2018 Preview: What lies ahead for the Gulf’s construction sector?

by CW Staff on Jan 13, 2018




Welcome to Construction Week’s 2018 Preview edition, a summary of the trends, challenges, and opportunities that the Middle East’s developers, contractors, consultants, and suppliers can look forward to in the new year.

Because 2016 tested the resilience of the Middle East’s construction companies in the face of lowered oil prices, it was only fair that industry leaders were concerned about how their projects and products would perform in 2017. However, many would agree that the regional construction sector – particularly that of the Gulf countries – exeeded most expectations last year.

Take the example of Dubai’s real estate sector, which recorded 69,000 transactions, worth more than $77.6bn (AED285bn), in 2017. Dubai Land Department (DLD) said in a statement that 2017 transactions recorded a 6% increase in value compared to 2016’s $73.2bn (AED268.7bn), and a 4% rise compared to 2015’s $75.1bn (AED275.8bn). While $77.6bn is a respectable total in itself, the value of these real estate transactions is even more impressive once the challenges of the current economic climate are factored in.

Alternatively, turn to Aluminium Bahrain (Alba) for inspiration. The aluminium smelting giant announced that its production volume for 2017 was the highest annual production recorded in the company’s history. In a statement, Alba revealed that its 2017 production volume hit 981,016 metric tonnes per annum (mtpa), 1% higher than 2016. As chief executive officer, Tim Murray, pointed out, these figures – combined with Alba’s Line 6 Expansion programme in 2018 – prove that the Bahraini mammoth is on track for continued growth.

Even Saudi Arabia, which until two years ago showed signs of a slowdown, is cruising at a steady pace in the pursuit of its long-term national goals. Saudi’s construction outlook  for 2018 appears to be positive, backed in part by the programmes planned by the Public Investment Fund – led by Crown Prince Mohammed bin Salman – as well as the introduction of value-added tax (VAT).

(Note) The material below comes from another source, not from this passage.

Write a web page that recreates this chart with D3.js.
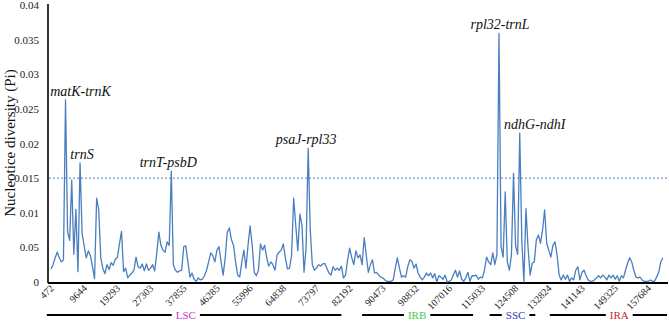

VAT is expected to generate revenues worth $9.3bn (SAR35bn) in the first year of its implementation in the kingdom. These earnings will be used by the Saudi government for its infrastructure and developmental works, Hamoud Al-Harbi, project manager of VAT at General Authority of Zakat and Tax, said earlier this month.

Clearly, the Gulf’s largest construction economies are determined to grow, and seem ready to contend with any challenges that may lie ahead. For many construction leaders and investors in the region, this is likely to be just the good news they need to start the new year on the right foot.